Traceback (most recent call last):
File "E:/SQL server machine learning inl SQLserver 2022 iso & Acrobat 2023 iso/SQL Server Scripts for machine learning/SQL Server Scripts for machine learning/DL with Python Tensorflow linear.py", line 279, in <module>
explainer_shap(model,
File "E:/SQL server machine learning inl SQLserver 2022 iso & Acrobat 2023 iso/SQL Server Scripts for machine learning/SQL Server Scripts for machine learning/DL with Python Tensorflow linear.py", line 274, in explainer_shap
shap.waterfall_plot(explainer.expected_value[0], shap_values,
TypeError: waterfall() got an unexpected keyword argument 'features'
Expected Behavior
Expected to see the similar chart as attached
Py file is attached as text file format
code.py.txt
Bug report checklist
- I have checked that this issue has not already been reported.
- I have confirmed this bug exists on the latest release of shap.
- I have confirmed this bug exists on the master branch of shap.
- I'd be interested in making a PR to fix this bug
Installed Versions
cloudpickle-3.0.0 llvmlite-0.42.0 numba-0.59.1 shap-0.45.0 slicer-0.0.7 tqdm-4.66.2
CloseChoice commented
Thanks for reporting and the example.
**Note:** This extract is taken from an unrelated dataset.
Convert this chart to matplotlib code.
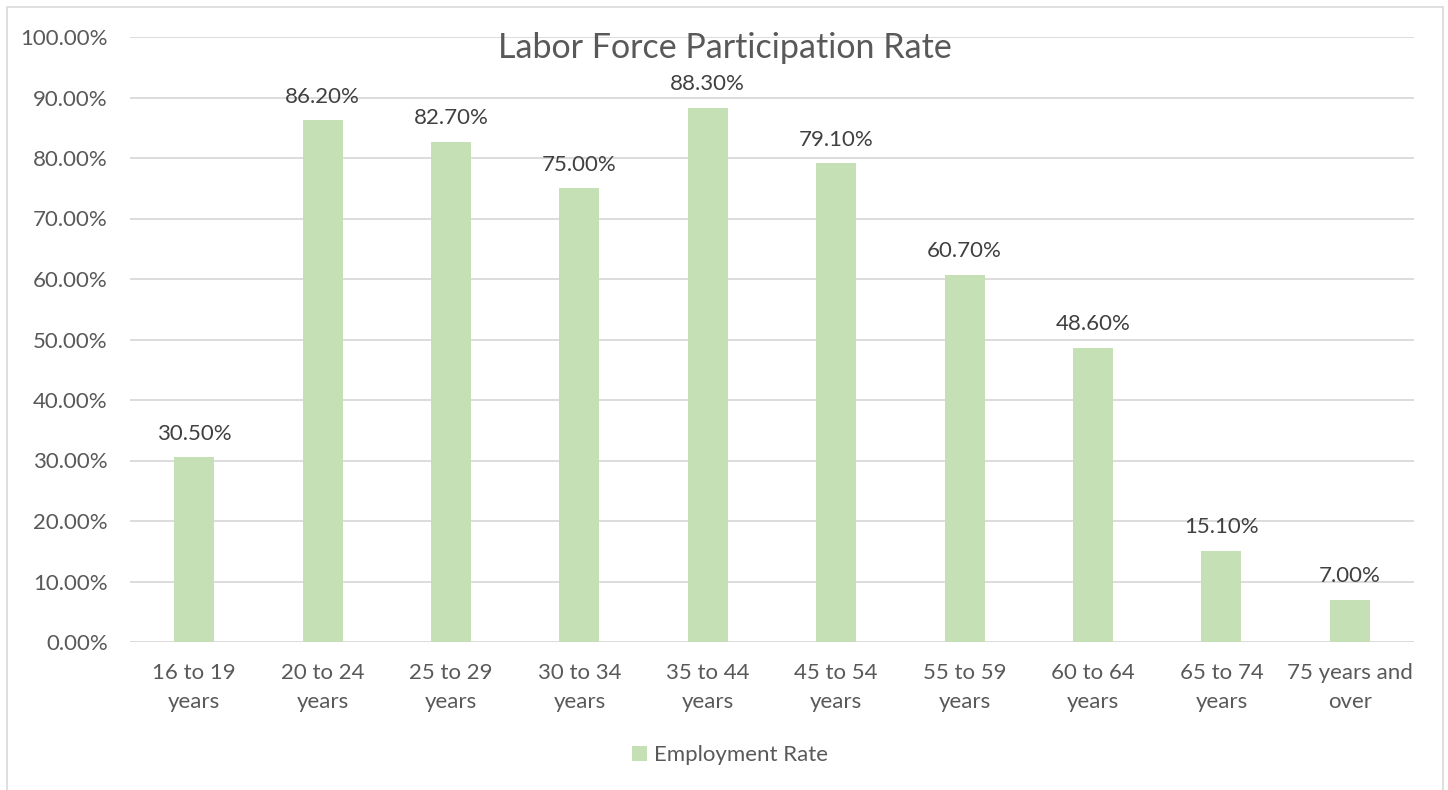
import numpy as np
import matplotlib.pyplot as plt
from matplotlib.patches import Rectangle

plt.rcParams['font.family'] = ['Lato', 'DejaVu Sans']

categories = ["16 to 19\nyears", "20 to 24\nyears", "25 to 29\nyears", "30 to 34\nyears",
              "35 to 44\nyears", "45 to 54\nyears", "55 to 59\nyears", "60 to 64\nyears",
              "65 to 74\nyears", "75 years and\nover"]
rates = [30.5, 86.2, 82.7, 75.0, 88.3, 79.1, 60.7, 48.6, 15.1, 7.0]
yticks = np.arange(0, 101, 10)

W, H = 1448, 790
fig = plt.figure(figsize=(W / 100, H / 100), dpi=100)
ax = fig.add_axes([130 / W, 1 - 642 / H, (1414 - 130) / W, (642 - 37) / H])

x = np.arange(len(categories))
ax.bar(x, rates, width=0.31, color="#C5E0B4", zorder=3, label="Employment Rate")
for xi, v in zip(x, rates):
    ax.annotate(f"{v:.2f}%", (xi, v), xytext=(0, 17), textcoords="offset points",
                ha="center", va="center", fontsize=16, color="#404040", zorder=4)

ax.set_xlim(-0.5, len(categories) - 0.5)
ax.set_ylim(0, 100)
ax.set_yticks(yticks)
ax.set_yticklabels([f"{t:.2f}%" for t in yticks])
ax.set_xticks(x)
ax.set_xticklabels(categories, linespacing=1.6)
ax.tick_params(axis="both", length=0, labelsize=16, colors="#595959")
ax.tick_params(axis="y", pad=16)
ax.tick_params(axis="x", pad=15)
ax.grid(axis="y", color="#D9D9D9", linewidth=1.3, zorder=0)
for s in ax.spines.values():
    s.set_visible(False)

fig.text(725 / W, 1 - 48 / H, "Labor Force Participation Rate", ha="center", va="center",
         fontsize=24.5, color="#595959")

fig.legend(loc="center", bbox_to_anchor=(730 / W, 1 - 755 / H), frameon=False,
           fontsize=16, labelcolor="#595959", handlelength=0.65, handleheight=0.65,
           handletextpad=0.3)

fig.patches.append(Rectangle((7 / W, -0.01), (1443 - 7) / W, 1 - 7 / H + 0.01,
                             transform=fig.transFigure, fill=False,
                             edgecolor="#D9D9D9", linewidth=1.2))

fig.savefig("out.png", dpi=100)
Unfortunately this is not reproducible, when I run your script I get
Traceback (most recent call last):
File "/home/tobias/programming/github/shap_master/bugs/waterfall_unexpected_argument.py", line 168, in <module>
visualize_nn(model, description=True, figsize=(10,8))
File "/home/tobias/programming/github/shap_master/bugs/waterfall_unexpected_argument.py", line 103, in visualize_nn
lst_layers = utils_nn_config(model)
File "/home/tobias/programming/github/shap_master/bugs/waterfall_unexpected_argument.py", line 90, in utils_nn_config
dic_layer = {"name":layer.name, "in":int(layer.input.shape[-1]), "neurons":0,
AttributeError: 'list' object has no attribute 'shape'
Even if I change that line to:
dic_layer = {"name":layer.name, "in":int(linputs.shape[-1]), "neurons":0,
this throws an error at another line. Could you please fix this, I feel that this is close? Otherwise I am afraid that we'll put this on low priority since reverse engineering issues is very time consuming.